Similar arguments as valid for the quantum erasor apply to the Afshar experiment (see here and Bill Unruh's comments), which, when analyzed consistently by means of quantum concepts, demonstrates once more how Bohr's complementarity concept is simply used in a phenomenological way to distinguish, in effect, between different "pointer bases" (branch modes) that would characterize different measurement devices. However, a pointer basis is physically determined by decoherence (unavoidable entanglement with a normal environment) – it does not have to be chosen ad hoc corresponding to some presumed classical property of the quantum object. None of the so-called Welcher-Weg measurements registers the classical Weg (path) of a particle, but rather a partial single-particle wave function (a component that leaves one of the slits only, for example). A particle may ultimately seem to be observed with the final click of the counter, but this phenomenon is again described by a decoherence process that leads to several branches containing differently localized wave packets of the detector variable (the "pointer") – correlated with corresponding wave packets of the "particle" if this is not absorbed.

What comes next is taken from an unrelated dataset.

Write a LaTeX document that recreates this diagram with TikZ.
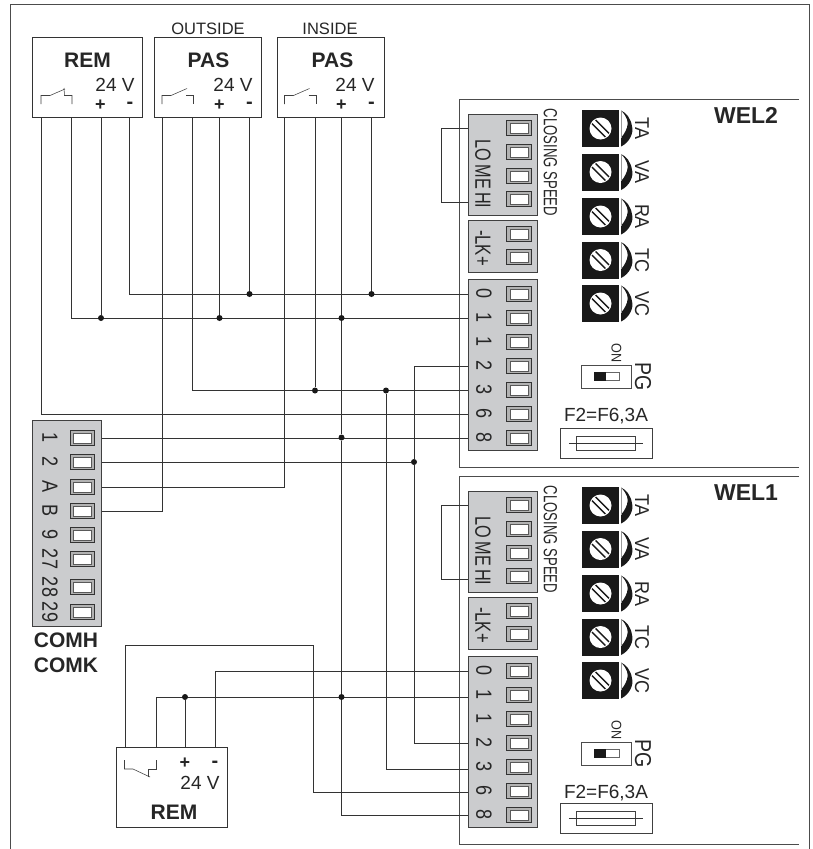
\documentclass[tikz,border=0pt]{standalone}
\usepackage{fontspec}
\setmainfont{Liberation Sans}
\usetikzlibrary{positioning, calc}
\definecolor{panelgray}{HTML}{CBCCCE}
\newcommand{\fsize}[1]{\fontsize{#1}{#1}\selectfont}
\newcommand{\squeeze}[2]{\scalebox{#1}[1]{#2}}
\tikzset{
	devbox/.style = {
		draw = black!80,
		line width = .9pt,
		fill = white,
		inner sep = 0pt
	},
	panel/.style = {
		draw = black!75,
		line width = .9pt,
		fill = panelgray,
		inner sep = 0pt,
		minimum width = 69.5pt
	},
	term/.style = {
		draw = black!80,
		line width = .8pt,
		fill = black!30,
		inner sep = 0pt,
		minimum width = 24.5pt,
		minimum height = 15.5pt
	},
	terminner/.style = {
		draw = black!65,
		line width = .5pt,
		fill = white,
		inner sep = 0pt,
		minimum width = 18pt,
		minimum height = 10pt
	},
	wire/.style = {
		draw = black!80,
		line width = .8pt
	},
	frameline/.style = {
		draw = black!70,
		line width = .9pt
	},
	contact/.style = {
		draw = black!75,
		line width = .55pt
	},
	joint/.style = {
		circle,
		fill = black!90,
		inner sep = 0pt,
		minimum size = 6pt
	},
	lbl/.style = {
		inner sep = 0pt,
		text = black!85,
		font = \fsize{19}
	},
	head/.style = {
		lbl,
		font = \fsize{21}\bfseries
	},
	plus/.style = {
		lbl,
		font = \fsize{18}\bfseries
	},
	minus/.style = {
		lbl,
		font = \fsize{20}\bfseries
	},
	sidelbl/.style = {
		lbl,
		rotate = -90,
		font = \fsize{22}
	},
	screw/.style = {
		fill = black!90,
		inner sep = 0pt,
		minimum size = 37pt
	},
	screwhead/.style = {
		circle,
		fill = white,
		inner sep = 0pt,
		minimum size = 22pt
	}
}
\pgfdeclarelayer{background}
\pgfsetlayers{background,main}

\newcommand{\termbox}[3]{
	\node[term] (#1) at (#2,#3) {};
	\node[terminner] (#1i) at (#1) {};
}

% one control unit, #1 = name prefix, #2 = shift down, #3 = title, #4 = fuse shift
\newcommand{\welunit}[4]{
	\begin{scope}[name prefix = #1, shift = {(0,#2)}]
		\node[panel, minimum height = 101pt] (speed) at (502.75,164.5) {};
		\node[sidelbl] (speedlbl) at (483,174) {\squeeze{.74}{LO\hspace{.2em}ME\hspace{.2em}HI}};
		\node[lbl, rotate = -90] (closing) at (550.5,162.5) {\squeeze{.69}{CLOSING SPEED}};
		\foreach \y/\n in {128/1, 152/2, 176/3, 199/4} {
			\termbox{s\n}{519}{\y}
		}

		\node[panel, minimum height = 52pt] (lock) at (502.75,246) {};
		\node[sidelbl] (locklbl) at (483,248) {\squeeze{.76}{-LK+}};
		\foreach \y/\n in {234/1, 257/2} {
			\termbox{k\n}{519}{\y}
		}

		\node[panel, minimum height = 171pt] (block) at (502.75,364.5) {};
		\foreach \y/\n/\txt in {294/0/0, 318/1/1, 342/x/1, 366/2/2, 390/3/3, 414/6/6, 438/8/8} {
			\termbox{t\n}{519}{\y}
			\node[sidelbl] (l\n) at (484,\y) {\squeeze{.82}{\txt}};
		}

		\foreach \y/\txt in {128.5/TA, 172/VA, 216.5/RA, 260/TC, 303.5/VC} {
			\node[screw] (b\txt) at (600.5,\y) {};
			\node[screwhead] (h\txt) at (b\txt) {};
			\draw[black!90, line width = 1.3pt] (600.5-4.9,\y-8.5) -- (600.5+8.5,\y+4.9);
			\draw[black!90, line width = 1.3pt] (600.5-8.5,\y-4.9) -- (600.5+4.9,\y+8.5);
			\fill[black!90] (621,\y+18) .. controls (630,\y+14) and (634,\y+3) .. (632,\y-2)
				.. controls (631,\y-10) and (626,\y-16) .. (621,\y-18)
				.. controls (627,\y-12) and (629,\y-6) .. (627,\y-1)
				.. controls (625,\y+5) and (622,\y+8) .. (621,\y+9) -- cycle;
			\draw[black!40, line width = .4pt] (621,\y-18) -- (621,\y+9);
			\node[lbl, rotate = -90, font = \fsize{20}] (n\txt) at (642,\y) {\squeeze{.9}{\txt}};
		}

		\node[draw = black!70, line width = .8pt, inner sep = 0pt, minimum width = 50.5pt, minimum height = 23pt] (pg) at (606.5,376.5) {};
		\node[draw = black!60, line width = .6pt, inner sep = 0pt, minimum width = 25pt, minimum height = 8.5pt] (slide) at (pg) {};
		\fill[black!90] (slide.south west) rectangle ($(slide.north)+(-1,0)$);
		\node[lbl, rotate = -90, font = \fsize{14}] (on) at (616.5,353) {\squeeze{.9}{ON}};
		\node[lbl, rotate = -90, font = \fsize{23}] (pglbl) at (643,377) {\squeeze{.85}{PG}};

		\node[lbl] (rating) at (606,416.5) {F2=F6,3A};
		\node[draw = black!75, line width = .8pt, inner sep = 0pt, minimum width = 92pt, minimum height = 30pt] (fuse) at (606,443.5+#4) {};
		\node[draw = black!75, line width = .7pt, inner sep = 0pt, minimum width = 59.5pt, minimum height = 14pt] (fusebody) at (fuse) {};
		\draw[wire] ([xshift=-7pt]fusebody.west) -- ([xshift=7pt]fusebody.east);

		\node[lbl, font = \fsize{23}\bfseries] (title) at (746,115.5) {#3};

		\coordinate (loop) at (441.5,128);
		\begin{pgfonlayer}{background}
			\draw[frameline] (799,99) -- (459,99) -- (459,467) -- (799,467);
			\draw[wire] (s1.west) -- (loop) |- ([yshift=-3pt]s4.west);
		\end{pgfonlayer}
	\end{scope}
}

\begin{document}
\begin{tikzpicture}[x = 1pt, y = -1pt]
	\useasboundingbox (0,0) rectangle (813,849);
	\draw[frameline] (10,849) -- (10,4.5) -- (809,4.5) -- (809,849);

	% top devices
	\node[devbox, minimum width = 110pt, minimum height = 79.5pt] (REM) at (87.5,77.25) {};
	\node[devbox, right = 11pt of REM, minimum width = 107.5pt, minimum height = 79.5pt] (PASo) {};
	\node[devbox, right = 14.5pt of PASo, minimum width = 107.5pt, minimum height = 79.5pt] (PASi) {};

	\node[head] (REMt) at (87.5,60) {REM};
	\node[lbl] (REMv) at (115,85) {24 V};
	\node[plus] (REMp) at (100.5,105) {+};
	\node[minus] (REMm) at (130,105) {-};
	\node[head] (PASot) at (208.5,60) {PAS};
	\node[lbl] (PASov) at (233,85) {24 V};
	\node[plus] (PASop) at (219.5,105) {+};
	\node[minus] (PASom) at (249.5,105) {-};
	\node[head] (PASit) at (332.5,60) {PAS};
	\node[lbl] (PASiv) at (355,85) {24 V};
	\node[plus] (PASip) at (341.5,105) {+};
	\node[minus] (PASim) at (371.5,105) {-};
	\node[lbl, font = \fsize{16.5}] (outside) at (208,28.5) {OUTSIDE};
	\node[lbl, font = \fsize{16.5}] (inside) at (330,28.5) {INSIDE};

	\draw[contact] (41,104) |- (50,95.5) -- (65,89);
	\draw[contact] (64,88) -- (64.5,95.5) -| (72,104);
	\foreach \dx in {0, 122.5} {
		\draw[contact] (162+\dx,104) |- (171+\dx,95.5) -- (187+\dx,88.5);
		\draw[contact] (186+\dx,95.5) -| (193.5+\dx,104);
	}
	\foreach \x/\n in {41/1, 71/2, 101/3, 129.5/4}
		\coordinate (pR\n) at (\x,117);
	\foreach \x/\n in {162/1, 192/2, 219.5/3, 249.5/4}
		\coordinate (pO\n) at (\x,117);
	\foreach \x/\n in {284.5/1, 315/2, 341.5/3, 371.5/4}
		\coordinate (pI\n) at (\x,117);

	% bottom device
	\node[devbox, minimum width = 110.5pt, minimum height = 79.5pt] (REMb) at (171.75,787.25) {};
	\node[head] (REMbt) at (174,812) {REM};
	\node[lbl] (REMbv) at (200,783) {24 V};
	\node[plus] (REMbp) at (185,763) {+};
	\node[minus] (REMbm) at (215,764.5) {-};
	\draw[contact] (124.5,760) |- (133,769) -- (150,777);
	\draw[contact] (148,777) -- (148,769) -| (156.5,760);
	\foreach \x/\n in {125.5/1, 156.5/2, 185/3, 215.5/4}
		\coordinate (pB\n) at (\x,747.5);
	\coordinate (drop) at (313,645.5);

	% connection block on the left
	\node[panel, minimum height = 206pt] (COM) at (66.75,523.75) {};
	\foreach \y/\txt in {438/1, 462/2, 487/A, 511/B, 535/9, 559/27, 587/28, 612/29} {
		\termbox{C\txt}{82.5}{\y}
		\node[sidelbl] (Cl\txt) at (50,\y) {\squeeze{.82}{\txt}};
	}
	\node[head] (COMH) at (66,640.5) {COMH};
	\node[head] (COMK) at (66,665.5) {COMK};

	\welunit{W2}{0}{WEL2}{0}
	\welunit{W1}{377}{WEL1}{-2}

	% junctions
	\node[joint] (j1) at (249.5,294) {};
	\node[joint] (j2) at (371.5,294) {};
	\node[joint] (j3) at (101,318) {};
	\node[joint] (j4) at (219.5,318) {};
	\node[joint] (j5) at (341.5,318) {};
	\node[joint] (j6) at (315,390.5) {};
	\node[joint] (j7) at (386,390.5) {};
	\node[joint] (j8) at (341.5,437.5) {};
	\node[joint] (j9) at (414,462) {};
	\node[joint] (j10) at (185,697) {};
	\node[joint] (j11) at (341.5,697) {};

	\begin{pgfonlayer}{background}
		% top devices to WEL2
		\draw[wire] (pR4) |- (W2t0.west);
		\draw[wire] (pR3) -- (j3);
		\draw[wire] (pR2) |- (W2t1.west);
		\draw[wire] (pR1) |- (W2t6.west);
		\draw[wire] (pO4) -- (j1);
		\draw[wire] (pO3) -- (j4);
		\draw[wire] (pO2) |- (W2t3.west);
		\draw[wire] (pO1) |- (CB.east);
		\draw[wire] (pI4) -- (j2);
		\draw[wire] (pI3) -- (j5) -- (j8) -- (j11);
		\draw[wire] (pI2) -- (j6);
		\draw[wire] (pI1) |- (CA.east);

		% WEL2 to WEL1
		\draw[wire] (C1.east) -- (W2t8.west);
		\draw[wire] (C2.east) -- (j9);
		\draw[wire] (W2t2.west) -| (j9) |- (W1t2.west);
		\draw[wire] (j7) |- ([yshift=-2pt]W1t3.west);
		\draw[wire] (j11) |- (W1t8.west);

		% bottom device to WEL1
		\draw[wire] (pB1) |- (drop) |- ([yshift=-1pt]W1t6.west);
		\draw[wire] (pB2) |- ([yshift=-2pt]W1t1.west);
		\draw[wire] (pB3) -- (j10);
		\draw[wire] (pB4) |- (W1t0.west);
	\end{pgfonlayer}
\end{tikzpicture}
\end{document}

A particle has in fact never been observed (see also here and here). Even the concept of particle number has recently (rather unintentionally) been confirmed experimentally for photons as representing no more than the number of nodes in the wave functional (P. Bertet et al., Phys. Rev. Lett. 89, 200402 (2002); V. Parigi et al., Science 317, 1890 (2007)). I am convinced that this explanation applies to other "particles" as well. So it may seem that Ernst Mach resigned too early from his doubts in the existence of atoms (as particles, that is)!

The misconception underlying most of this inappropriate nomenclature is related to the presently perhaps even more popular (and thus even more misleading) misnomer or misconception of quantum information, which is used to circumscribe the fundamental quantum mechanical property of entanglement. The latter is known to characterize individual and completely defined real states (such as Bell states or generic many-particle states, e.g. total angular momentum eigenstates). Entanglement does not merely describe statistical correlations, which would have to be facilitated by incomplete knowledge or information, although it may be dynamically transformed into apparent ensembles by means of decoherence (further entanglement) – in particular during irreversible measurements. Accepting the physical reality of nonlocal entangled quantum states eliminates any need for spooky action at a distance, and in particular for any advanced action that seems to occur in a delayed choice experiment. This delayed choice simply determines which property of the controllably entangled wave function that has unitarily arisen in a virtual "measurement" is finally irreversibly ("really") measured. Paradoxes arise only if one attempts to describe quantum physics exclusively in local terms.

Other quantum misnomers which are based on an inappropriate application of classical concepts have become established tradition. Examples are the pseudo-concepts of quantum uncertainty and quantum fluctuations. If a quantum state is completely defined (pure), this means that it is "certain". The "uncertainty relations" can then well be understood in terms of the Fourier theorem applied to wave packets – provided momentum and energy are consistently defined as wave number and frequency, respectively, just rescaled by means of Planck's constant. Nonetheless, uncertain initial conditions, assumed to hold for classical position and momentum variables, are often misused in a pseudo-argument to justify the observed dynamical quantum indeterminism. However, such probabilistic quantum "events", formulated as jumps between quantum states, would require a stochastic modification of the deterministic Schrödinger equation (the collapse of the wave function or a corresponding branching). This dynamical indeterminism has thus nothing to do with the uncertainty relations.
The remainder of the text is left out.